藤野可織氏を招いて −作家が語る、作家と語る−

国際コミュニケーション演習II L/IVL特別授業

2024年1月10日@学習院女子大学
(担当:国際コミュニケーション学科教授 澤田知香子)

2013年の芥川賞(「爪と目」)をはじめ、第103回文學界新人賞、第2回フラウ文芸大賞などを受賞し、現在は同志社女子大学などで非常勤講師も務める、作家の藤野可織さんの特別授業を行いました。今回は、藤野さんが昨夏に英国のイースト・アングリア大学のBCLT (British Centre for Literary Translation) に招聘され、いろいろな国から集まった12人の翻訳者とワークショップを行ったときのお話が中心となりました。昨年はKendall Heitzman氏による『爪と目』の英語版 Nails and Eyes (Pushkin Press) が刊行され、短編「私はさみしかった」がJLPP翻訳コンクールの課題作になるなど、言語の壁を越えて読まれる現代作家の一人として活躍中です。ボーダーレスになる一方で、まだまだ多くの壁が残っていたり、現れては消えたりする今の世界。さまざまな境界や、その境界を越えることについて考えさせてくれるお話をたくさん聞くことができました。

常識と人権意識 −「注意深く言葉を選ぶ」

これまでにも「まだ気がついていない差別がある」ということへの恐れについてお話しされてきた藤野さん。「注意深く言葉を選ぶ」ようにしていると述べ、「常識と人権意識」というものに真摯に向き合う姿勢が強く伝わってきました。自分の書くものが誰も排除することなくボーダーレスに読まれていくことを望む作家として、「注意深く言葉を選ぶ」というのは、今という時代への目配りを必要とする、なかなか難しいことのようです。翻訳者たちとのワークショップで取り上げられたご自身の短編「キャラ」を見直し、アップデートされてきたご自分の「常識と人権意識」を反映し、修正を施したというお話を進んでしてくださいました。

私の〈キャラ〉は私(のもの)ではない

さて、『来世の記憶』(KADOKAWA 2020)に収録されている「キャラ」という掌編については、まずタイトルからして英語への翻訳が難しい物語だということで翻訳者たちから多くの質問があり、活発な議論がなされたそうです。日常で〈キャラ〉という言葉が使われて久しいですが、実際のところ〈キャラ〉とは何でしょうか。藤野さんは〈キャラ〉は自身のものである以前に他人との関係性の中にあるものであり、シェアされるものだという風にお話しされていました。

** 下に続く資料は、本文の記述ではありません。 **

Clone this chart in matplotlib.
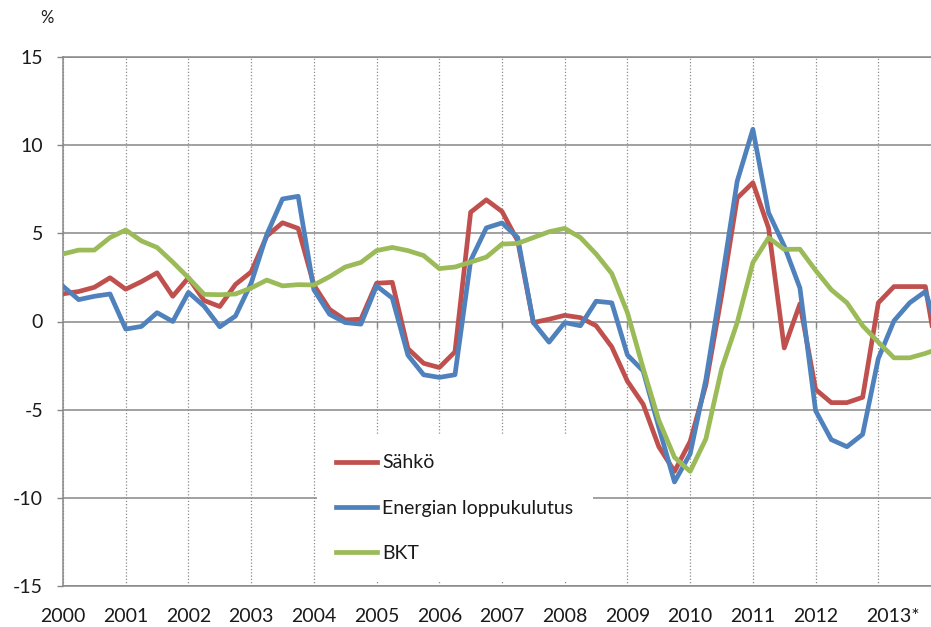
import numpy as np
import matplotlib.pyplot as plt
from matplotlib import transforms

plt.rcParams['font.family'] = ['Lato', 'DejaVu Sans']
plt.rcParams['axes.unicode_minus'] = False

# quarterly change, %, 2000Q1 ... 2013Q4 (+ first point of next quarter, cut at the edge)
sahko = [1.57, 1.7, 1.94, 2.48, 1.83, 2.26, 2.76, 1.43, 2.48, 1.19,
	0.85, 2.1, 2.81, 4.85, 5.6, 5.28, 2.07, 0.69, 0.09, 0.13,
	2.17, 2.22, -1.54, -2.37, -2.61, -1.72, 6.2, 6.9, 6.24, 4.57,
	-0.06, 0.13, 0.35, 0.22, -0.24, -1.44, -3.39, -4.69, -7.1, -8.5,
	-6.8, -3.6, 1.45, 7.0, 7.87, 5.3, -1.5, 1.0, -3.85, -4.6,
	-4.6, -4.3, 1.06, 1.98, 1.98, 1.98, -3.2]
energia = [2.0, 1.24, 1.43, 1.56, -0.43, -0.28, 0.5, 0.0, 1.65, 0.87,
	-0.3, 0.31, 2.17, 4.94, 6.95, 7.1, 1.8, 0.41, -0.06, -0.15,
	2.02, 1.33, -1.91, -3.02, -3.17, -3.02, 3.46, 5.31, 5.59, 4.76,
	-0.06, -1.17, -0.06, -0.24, 1.15, 1.06, -1.9, -2.8, -6.0, -9.1,
	-7.5, -3.3, 2.2, 7.96, 10.9, 6.17, 4.28, 1.9, -5.06, -6.7,
	-7.1, -6.4, -2.1, 0.04, 1.06, 1.7, -1.0]
bkt = [3.83, 4.05, 4.05, 4.76, 5.19, 4.57, 4.2, 3.37, 2.48, 1.54,
	1.52, 1.56, 1.9, 2.35, 2.02, 2.09, 2.07, 2.54, 3.09, 3.35,
	4.02, 4.2, 4.02, 3.74, 3.0, 3.09, 3.37, 3.65, 4.39, 4.43,
	4.76, 5.09, 5.28, 4.76, 3.83, 2.72, 0.5, -2.65, -5.6, -7.7,
	-8.5, -6.66, -2.7, -0.06, 3.34, 4.75, 4.09, 4.1, 2.9, 1.8,
	1.06, -0.24, -1.17, -2.06, -2.06, -1.81, -1.5]
years = ['2000', '2001', '2002', '2003', '2004', '2005', '2006',
	'2007', '2008', '2009', '2010', '2011', '2012', '2013*']

grid_col = '#878787'
text_col = '#1a1a1a'

quarters = np.arange(len(sahko))
year_pos = np.arange(len(years)) * 4

fig = plt.figure(figsize=(9.31, 6.27), dpi=100)
ax = fig.add_axes([63 / 931, 1 - 586 / 627, 868 / 931, 529 / 627])

ax.plot(quarters, sahko, color='#C0504D', lw=3.4, label='Sähkö', zorder=3)
ax.plot(quarters, energia, color='#4F81BD', lw=3.4, label='Energian loppukulutus', zorder=3)
ax.plot(quarters, bkt, color='#9BBB59', lw=3.4, label='BKT', zorder=3)

ax.set_xlim(0, 55.36)
ax.set_ylim(-15, 15)

ax.set_yticks(np.arange(-15, 16, 5))
ax.set_xticks(year_pos)
ax.set_xticklabels(years)

ax.yaxis.grid(True, color=grid_col, lw=1.1)
ax.xaxis.grid(True, color='#8c8c8c', lw=0.9, ls=(0, (1, 1.6)))
ax.set_axisbelow(True)

# small year marks on the zero line
ax.vlines(year_pos[1:], -0.35, 0, color=grid_col, lw=1, zorder=1)

for s in ['left', 'top', 'bottom']:
	ax.spines[s].set_color(grid_col)
	ax.spines[s].set_linewidth(1.1)
ax.spines['right'].set_visible(False)

ax.tick_params(axis='y', length=4.3, width=1, color=grid_col, pad=10,
	labelsize=14, labelcolor=text_col)
ax.tick_params(axis='x', length=0, pad=16, labelsize=14, labelcolor=text_col)

lbl = ax.get_xticklabels()[-1]
lbl.set_transform(lbl.get_transform() + transforms.ScaledTranslation(0.15, 0, fig.dpi_scale_trans))

ax.legend(loc='upper left', bbox_to_anchor=(0.2926, 0.2854), borderaxespad=0,
	frameon=True, fancybox=False, edgecolor='none', facecolor='white', framealpha=1,
	fontsize=14, labelspacing=1.45, handlelength=2.1, handletextpad=0.25,
	borderpad=1.0, labelcolor=text_col)

fig.text(47 / 931, 1 - 18 / 627, '%', ha='center', va='center', fontsize=12, color=text_col)

fig.savefig('out.png', dpi=100)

では、私たちは私たちの〈キャラ〉がどのようであってほしいのでしょう。藤野さんの物語を読んでみると新しい考えが浮かぶかもしれません。そして、多様性を謳う現代を生きる私たちの「常識と人権意識」をアップデートできることと思います。ちなみに、「キャラ」の英語版タイトルは “P-Pod” となったそうです。どうしてでしょうか。興味のある人は、やはり原作を読んで考えてみてください。

参加した学生たちからは、作家として未来の「常識と人権意識」にまで責任を持って言葉を選ぶことへの恐れはないかという問いかけもありました。その恐れも抱えつつ、自然体で書き続けていく藤野さんの姿は参加者全員にとって大変印象的だったようです。

「キャラ」をめぐっては、よりリラックスした質問もいろいろありました。日本語と英語の表記のこと、「キャラ」の物語世界やその世界に登場する「心ちゃん」のことなど。また、イギリスの大学におけるSDGsの話から学食の話まで、藤野さんと学生たちが気軽にやりとりする場面もあり、特に留学を控えた学生たちにとってプラスアルファの楽しさもあったようです。 藤野さんの物語のように現代の日本文学が英語になって国境を越えていく動きは最近さかんです。世界のさまざまな文学がさまざまに翻訳され世界中でシェアされていくことは、きっといろいろな壁をなくすことにつながっていると思わされる機会でした。